Officials with Rogers-based Crossland Construction on Tuesday led a brief tour of the new Arkansas Music Pavilion site, located 20 miles north of Fayetteville off Interstate 540 across from the Pinnacle Hills Promenade.
The new $11 million venue will feature a 5,430-square-foot stage with a 34,500-square-foot pavilion for audiences and artists, as well as ticketing facilities, artist lounges, restrooms, and other permanent amenities.
The new amphitheater will accommodate over 7,000 attendees, with plans for 3,000 covered fixed seats and 4,000 sloped lawn seats.
The Walton Arts Center Council voted in May to move the venue to the new site, ending the AMP’s nine-year run of concerts in its hometown of Fayetteville. Officials said they hope the new larger facility will become a major stop for major touring concerts in the mid-south as it competes with markets like Dallas, Tulsa and Kansas City.

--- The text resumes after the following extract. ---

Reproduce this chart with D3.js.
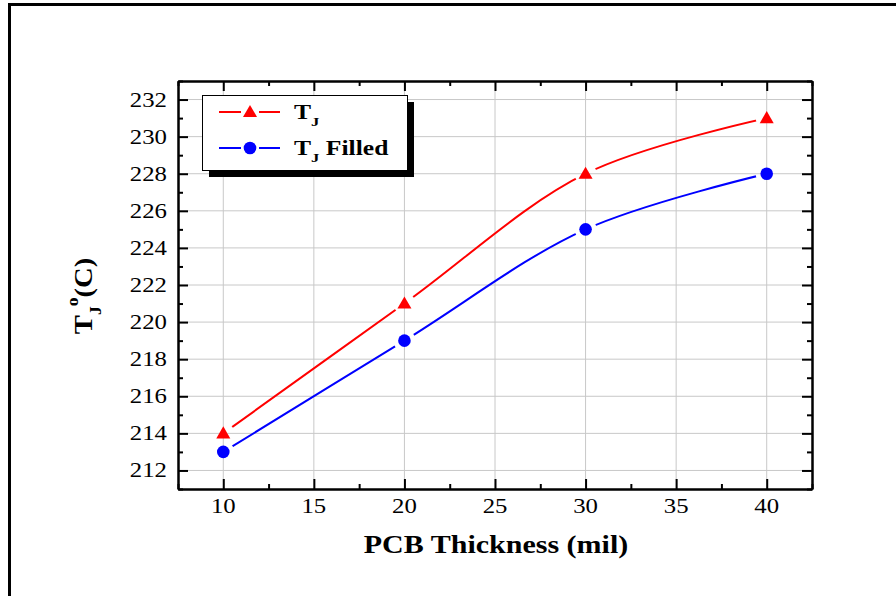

Walton Arts Center officials said on Tuesday that the facility will be renamed the Walmart AMP, thanks to a $2.5 million capital investment and 10 years of pledged support from the retail giant. Walmart joins Johnelle Hunt, who donated the land and a $3 million interest-free loan, as well as the Willard and Pat Walker Charitable Foundation, who donated $2.5 million for the project.
Construction on the facility began in October. Despite several rounds of winter weather, officials said Tuesday the project is still on track to be open sometime in June.
Two concerts have already been announced for the upcoming summer concert season, including Willie Nelson, Alison Krauss and Jason Isbell on July 7, and country music star Jake Owen on Sept. 11.
Oddly enough, the new AMP is the second outdoor concert facility in the region to race against time in an effort to complete construction for a scheduled Willie Nelson concert in recent years. The country music legend was forced to cancel a July 2011 appearance after construction fell behind at the planned Osage Creek Amphitheatre, which has yet to be built in western Benton County.